Llanystumdwy
- Full name: Clwb Pêl-Droed Llanystumdwy
- Founded: 1989
- Ground: Treborth Playing Fields, Bangor
- Manager: Sion Parry
- League: North Wales Coast West Premier Division
- 2025–26: North Wales Coast West Premier Division, 7th of 15
| Home colours | Away colours |

= C.P.D. Llanystumdwy =

Football club based in Gwynedd

Clwb Pêl-Droed Llanystumdwy is a Welsh football club based in Llanystumdwy, Gwynedd. The men's team plays in the , and the club also has a women's team. As of 2024, both teams were managed by Sion Parry.

==Men's team==
The club was founded in 1989.

In 2006–07, the team were champions of the Caernarfon & District League. Having finished 20 points ahead of second-place, Llanystumdwy were expecting to be promoted to the Gwynedd League, but issues with their ground meant they may not be allowed to be promoted. The club had decided to fold if they were not promoted. They were promoted and from the 2007–08 season they played in the Gwynedd League.

In 2016, the team won the NWCFA Intermediate Cup.

After a restructure of leagues in 2020, they were placed into the North Wales Coast West Football League Division One for the 2020-21 season. The team was promoted to the Premier Division in 2024, after finishing runners-up in Division One.

==Women's team==
The club formed a women's team in 2020, after plans had started to form a team 12 months earlier.

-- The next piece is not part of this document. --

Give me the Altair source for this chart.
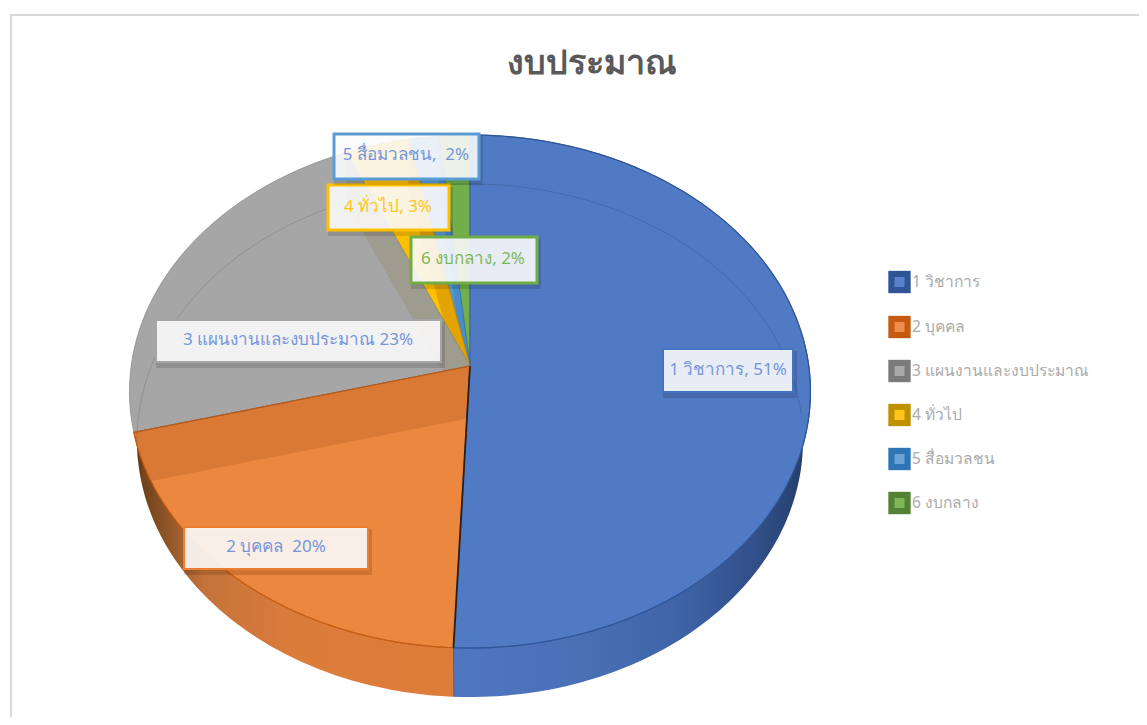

Their first match was a friendly against Bethel, a heavy loss, and for the 2020–21 season they entered the North Wales Women's Football League Championship West Division. In the 2024–25 season they played Wrexham in the FAW Women's Cup, and in 2025–26 they lost 10–0 to Swansea City in the last 16 of the cup.

==Ground==
The men's team play at Treborth Playing Fields, Bangor University, having previously been based at Parc Dwyfor. As of December 2025, Parc Dwyfor was still used by the women's team.

In May 2007, their ground lacked changing rooms and showers, which threatened their promotion to the Gwynedd League. Dewi Pritchard, club chairman, said that a number of grounds already in the Gwynedd League also did not meet the requirements.

In February 2026, the club received funding towards their goal of making Cae Top in Llanystumdwy the permanent home for all of its teams.